Hot Docs 2014 Review: Ukraine is Not a Brothel
It’s not at all surprisingly but certainly a bit tragic when some of the members of the Ukrainian activist group FEMEN question the purity and truth behind their collective goal.
The topless (and decidedly young and beautiful) protestors have made news for years now, often getting as much if not more attention for their physical assets than their social issues. With an intimate eye, director Kitty Green joins these women inside their homes and on their protests to unearth meaning, if any, giving them a narrative platform that is more than chanting and being dragged off by cops.
There is that, though. We watch them in action, hear a chilling recount of one that went terribly wrong, and gear up for bigger protests to come.
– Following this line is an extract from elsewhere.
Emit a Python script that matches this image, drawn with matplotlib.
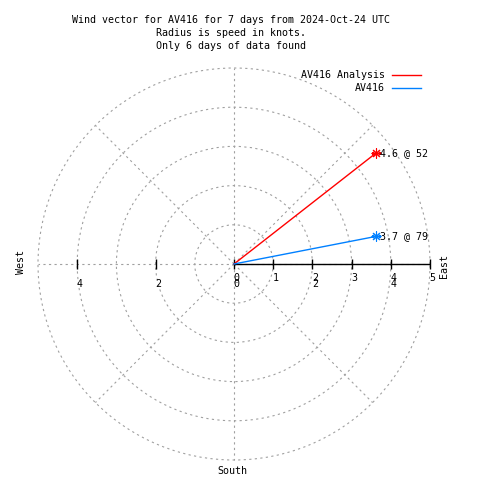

Green challenges them, eventually. First we spend time tenderly learning about the personal lives of these apparent crusaders; some have been disowned by family, while others are cheered on, maybe naively.
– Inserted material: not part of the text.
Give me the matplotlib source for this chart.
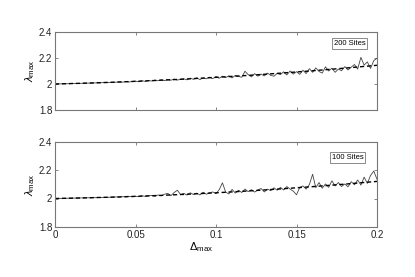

It’s not until late that we finally hit the climax: the case of Victor. He is the patriarchal head of this feminist movement, full of contradictions and only a shy tongue when the camera is pointed directly at him.
He in fact opens the film, his face hidden behind a hideous mask (by design, perhaps). It eventually comes off, and Victor offers illuminating thoughts while the women too finally open up. It’s revelatory, and brings this captivating doc to a jarring conclusion.
It would all be hysterical if it weren’t so cold and melancholic.